Using Apache rewrite rules in .htaccess to remove .html causing a 500 error
tl;dr A request for /contact/
(or /contact/blah
) results in a rewrite loop (500 Internal Server Error response) because REQUEST_FILENAME
contains the mapped filesystem path; not the URL-path you are expecting.
RewriteCond %{REQUEST_FILENAME} !-d RewriteCond %{REQUEST_FILENAME}\.html -f RewriteRule ^(.*)$ $1.html
The "problem" is the use of REQUEST_FILENAME
in the 2nd condition. The REQUEST_FILENAME
server variable contains the absolute filesystem path after the URL has been mapped to the filesystem. This is not necessarily the same as the URL-path - but this condition assumes that it is. When the URL-path contains whole path segments that do not map to the filesystem (as in /contact/blah
or /contact123/blah
) then the REQUEST_FILENAME
is essentially "reduced" to the last path segment that maps to a directory, plus the "filename" (ie. .../contact
and .../contact123
respectively - the document root, ie. /
, is the last matched directory in this example).
Request /contact
When you request /contact
then the URL-path is /contact
and REQUEST_FILENAME
is /path/to/document-root/contact
- so the REQUEST_FILENAME
maps directly to the URL-path. The test condition /path/to/document-root/contact.html
is successful and the request is rewritten to contact.html
. All is good.
Request /contact/
or /contact/blah
However, when you request /contact/
then the URL-path is /contact/
, but the REQUEST_FILENAME
is again /path/to/document-root/contact
(no slash suffix). The test condition is again successful (as above), but the request is rewritten to contact/.html
(since .html
is appended to the captured URL-path, ie. $1.html
). Processing loops, REQUEST_FILENAME
evaluates to the same as before (the condition is again successful) and the request is rewritten a 2nd time to contact/.html.html
. Etc, etc, resulting in a rewrite loop which eventually reaches an internal limit (default 10) when it "breaks" and the server responds with a 500 Internal Server Error.
Request /contact123/blah
/contact123/blah
, on the other hand, results in a 404 because the REQUEST_FILENAME
server variable becomes /path/to/document-root/contact123
and /path/to/document-root/contact123.html
does not exist, so no rewrite occurs in the first place.
Solution
To "fix" this behaviour we need to make sure we are testing the same file/URL-path that we are ultimately rewriting to.
We can do this by constructing the absolute filename (to test) by concatenating the DOCUMENT_ROOT
and REQUEST_URI
server variables (or $1
backreference), which contains the root-relative URL-path. (Note that REQUEST_URI
includes the slash prefix, whereas the $1
backreference does not.)
For example:
# Rewrite request to append ".html" extension to URL
RewriteCond %{DOCUMENT_ROOT}/$1.html -f
RewriteRule (.+) $1.html [L]
Now, the test condition is testing the same filesystem path that the request will be rewritten to (if successful).

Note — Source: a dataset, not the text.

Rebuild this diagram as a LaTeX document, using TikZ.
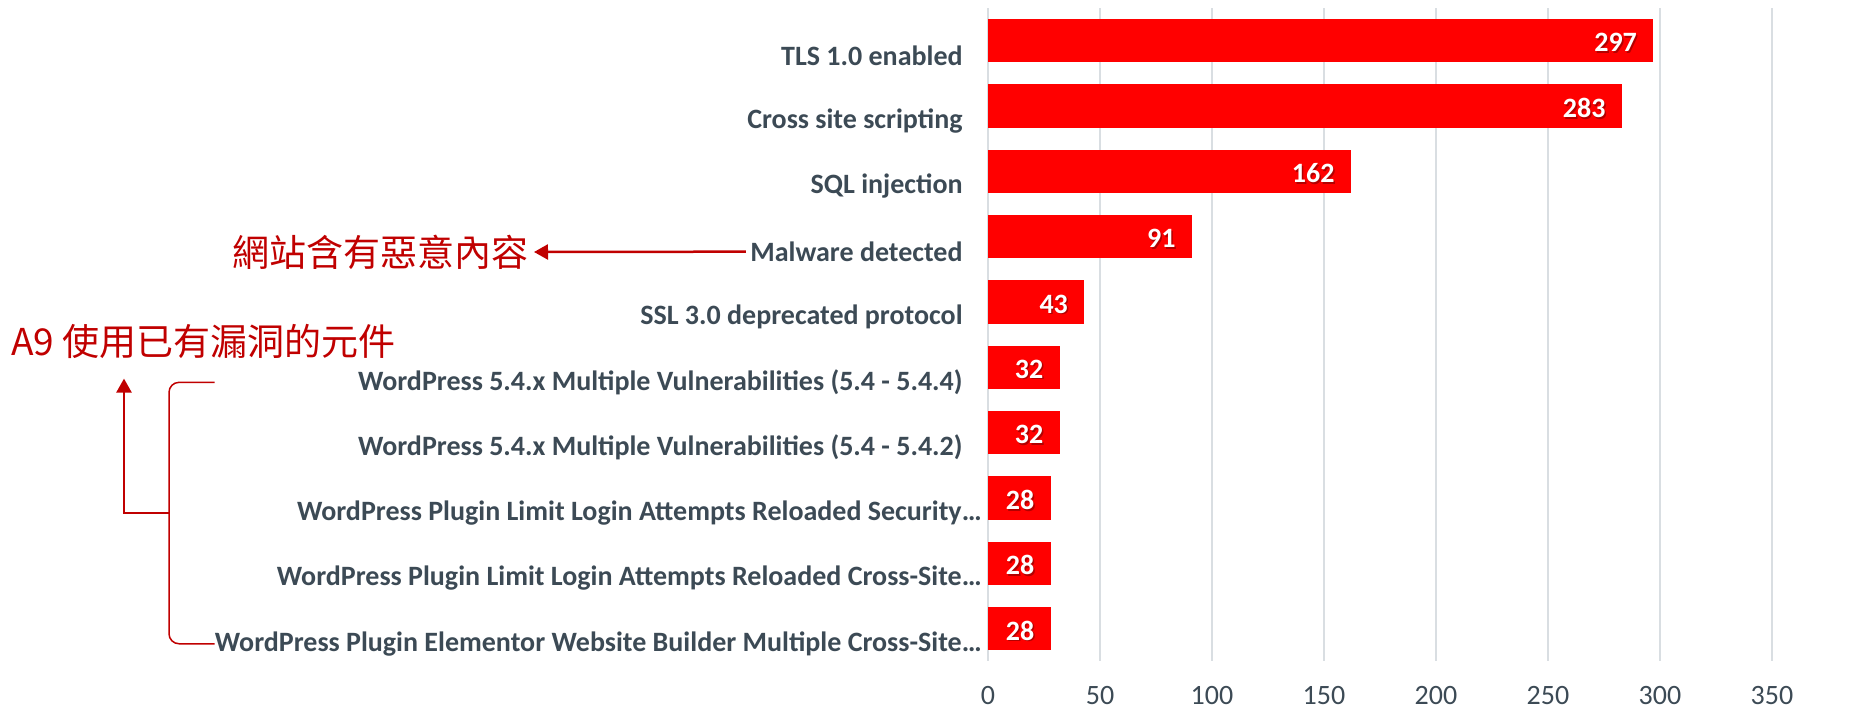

There is no need to check that the request does not map to a directory and that it does map to a file (when appending the .html
extension), unless you also have directories with the same name as the file basename (eg. basename.html
and basename/
). But if that is the case then one or other is not going to be inaccessible anyway, so the situation is best avoided.
A request for /contact/
, /contact/blah
or /contact123/blah
all now result in a 404 as expected.
Note that there's no need to backslash escape the literal dot in the RewriteCond
TestString since this is not a regex.
Minor points... the ^
and $
anchors on ^(.*)$
(and ^(.+)$
) are unnecessary since the *
(and +
) quantifier is greedy by default (although some users do still seem to like them for readability?). You should also include the L
(last
) flag on the RewriteRule
. Whilst this is not necessary if this is the only (or last) rule in the .htaccess
file, if you should add more rules later then it probably is (and having to remember to modify existing rules in this way is prone to error).
With the use of the $1
backreference in the RewriteCond
directive, this does assume that the .htaccess
file is in the document root, otherwise, the filesystem check as written will be incorrect. If the .htaccess
file is located in a subdirectory then change the RewriteCond
directive to use the REQUEST_URI
server variable instead. For example:
RewriteCond %{DOCUMENT_ROOT}%{REQUEST_URI}.html -f
RewriteRule (.+) $1.html [L]
Optimisation
You could avoid unnecessarily checking all requests that already contain a file extension (ie. all your static resources) by restricting the regex to URLs that do not contain what looks-like a file extension. For example:
RewriteCond %{DOCUMENT_ROOT}%{REQUEST_URI}.html -f
RewriteRule !\.\w{2,4}$ %{REQUEST_URI}.html [L]